— start DATA ROWS —
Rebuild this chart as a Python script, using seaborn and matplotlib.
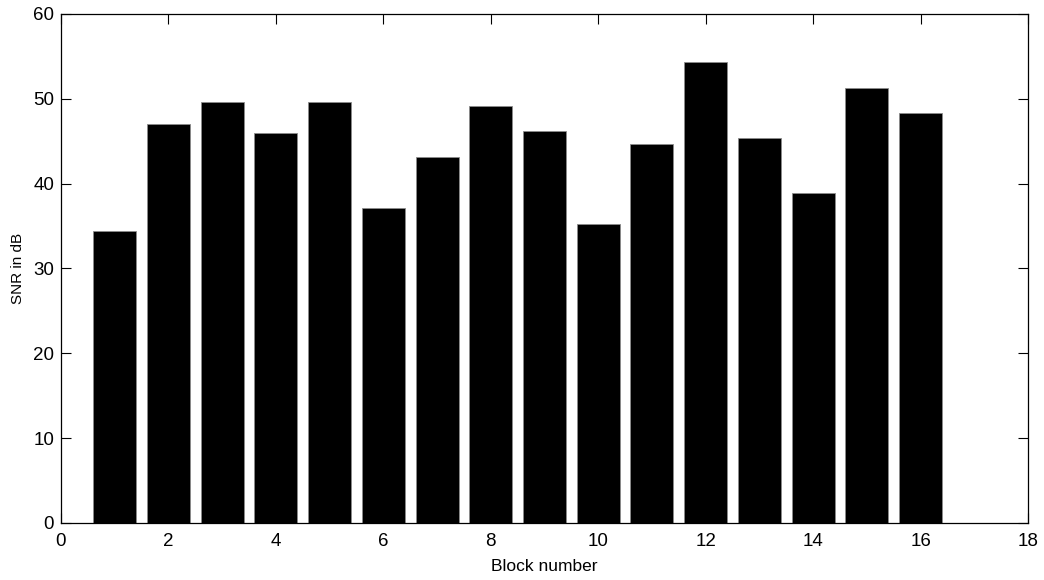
— end DATA ROWS —
— start DATA ROWS —
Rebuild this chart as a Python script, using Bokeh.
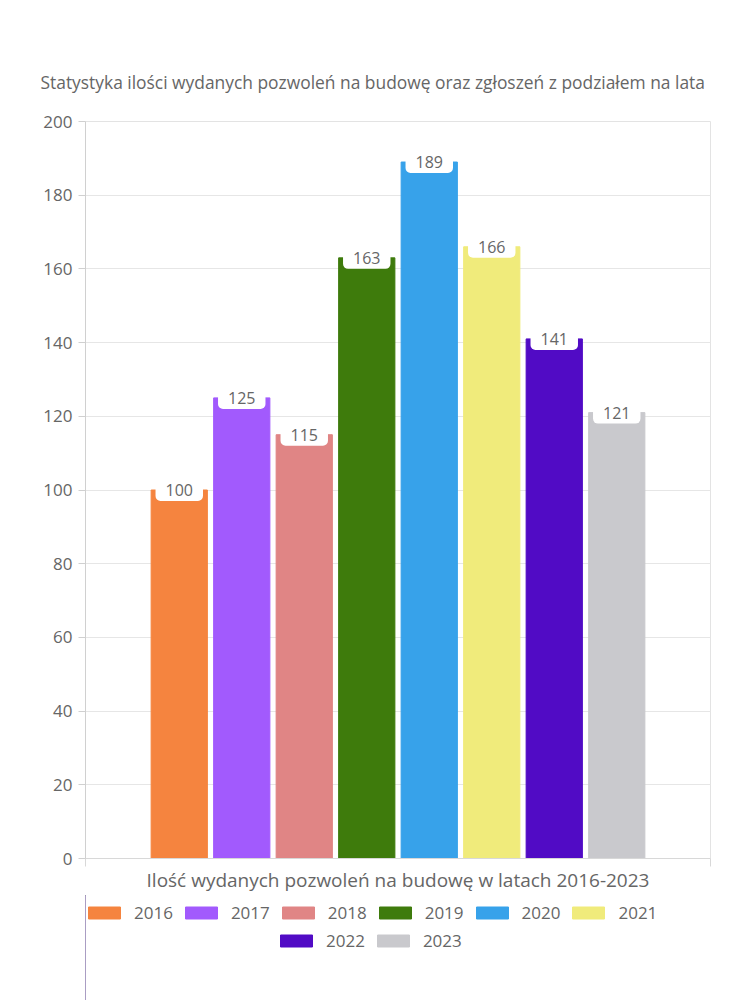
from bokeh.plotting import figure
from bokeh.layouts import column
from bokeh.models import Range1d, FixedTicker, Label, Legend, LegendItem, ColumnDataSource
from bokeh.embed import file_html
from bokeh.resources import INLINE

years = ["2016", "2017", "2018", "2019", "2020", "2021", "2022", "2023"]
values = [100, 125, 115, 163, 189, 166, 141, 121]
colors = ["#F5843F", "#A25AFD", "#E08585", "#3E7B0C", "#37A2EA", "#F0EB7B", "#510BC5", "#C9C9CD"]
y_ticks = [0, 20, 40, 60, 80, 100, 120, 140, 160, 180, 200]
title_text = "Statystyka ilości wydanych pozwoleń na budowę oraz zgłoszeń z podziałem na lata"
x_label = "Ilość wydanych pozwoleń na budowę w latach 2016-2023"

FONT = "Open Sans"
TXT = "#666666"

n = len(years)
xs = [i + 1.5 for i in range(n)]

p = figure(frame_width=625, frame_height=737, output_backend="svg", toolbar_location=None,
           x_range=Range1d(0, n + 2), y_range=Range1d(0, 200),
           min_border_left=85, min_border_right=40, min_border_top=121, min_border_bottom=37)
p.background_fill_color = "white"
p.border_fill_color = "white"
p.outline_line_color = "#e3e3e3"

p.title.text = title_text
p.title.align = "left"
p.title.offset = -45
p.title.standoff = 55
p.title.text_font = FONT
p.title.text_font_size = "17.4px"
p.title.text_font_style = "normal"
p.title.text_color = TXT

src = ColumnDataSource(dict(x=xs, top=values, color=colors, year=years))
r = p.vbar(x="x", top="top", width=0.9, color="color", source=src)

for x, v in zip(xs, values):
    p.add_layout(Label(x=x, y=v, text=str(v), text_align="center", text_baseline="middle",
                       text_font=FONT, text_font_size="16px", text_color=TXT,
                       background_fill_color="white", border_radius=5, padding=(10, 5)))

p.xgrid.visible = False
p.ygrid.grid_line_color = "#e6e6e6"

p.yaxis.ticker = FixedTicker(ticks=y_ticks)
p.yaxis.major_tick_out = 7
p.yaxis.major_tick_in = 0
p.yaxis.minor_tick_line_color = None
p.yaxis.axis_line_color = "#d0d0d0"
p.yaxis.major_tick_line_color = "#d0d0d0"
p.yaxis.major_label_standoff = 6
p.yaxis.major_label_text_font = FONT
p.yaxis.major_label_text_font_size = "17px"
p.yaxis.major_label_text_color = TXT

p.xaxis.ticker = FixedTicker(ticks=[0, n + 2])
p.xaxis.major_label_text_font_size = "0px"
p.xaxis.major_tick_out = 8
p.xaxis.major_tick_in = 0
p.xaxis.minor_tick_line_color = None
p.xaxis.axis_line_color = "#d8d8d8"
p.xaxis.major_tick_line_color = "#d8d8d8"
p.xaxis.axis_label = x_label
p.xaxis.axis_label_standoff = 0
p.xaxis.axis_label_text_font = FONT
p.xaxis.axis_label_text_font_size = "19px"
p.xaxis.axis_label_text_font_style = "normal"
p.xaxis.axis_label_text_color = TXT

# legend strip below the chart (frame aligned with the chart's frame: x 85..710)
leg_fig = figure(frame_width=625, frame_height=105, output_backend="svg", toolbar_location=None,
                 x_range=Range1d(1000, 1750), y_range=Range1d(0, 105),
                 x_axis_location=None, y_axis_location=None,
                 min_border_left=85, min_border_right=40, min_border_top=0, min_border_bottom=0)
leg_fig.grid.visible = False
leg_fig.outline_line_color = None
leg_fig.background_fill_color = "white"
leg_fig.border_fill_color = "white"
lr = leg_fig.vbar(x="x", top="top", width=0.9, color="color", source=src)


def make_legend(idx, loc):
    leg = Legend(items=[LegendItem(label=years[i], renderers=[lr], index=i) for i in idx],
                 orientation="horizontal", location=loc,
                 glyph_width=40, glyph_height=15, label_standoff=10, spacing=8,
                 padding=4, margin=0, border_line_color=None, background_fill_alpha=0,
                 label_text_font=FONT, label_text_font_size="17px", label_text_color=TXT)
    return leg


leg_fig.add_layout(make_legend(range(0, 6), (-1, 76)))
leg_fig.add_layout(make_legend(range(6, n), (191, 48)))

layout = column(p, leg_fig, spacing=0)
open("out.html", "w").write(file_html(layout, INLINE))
— end DATA ROWS —
• _PROBLEM_
Copy the lines above exactly, starting with the line that contains "Rebuild this chart as a Python script, using Bokeh." and ending with the line that contains "from bokeh.resources import INLINE", and leave out any pictures.

• _WORKED ANSWER_
Rebuild this chart as a Python script, using Bokeh.
from bokeh.plotting import figure
from bokeh.layouts import column
from bokeh.models import Range1d, FixedTicker, Label, Legend, LegendItem, ColumnDataSource
from bokeh.embed import file_html
from bokeh.resources import INLINE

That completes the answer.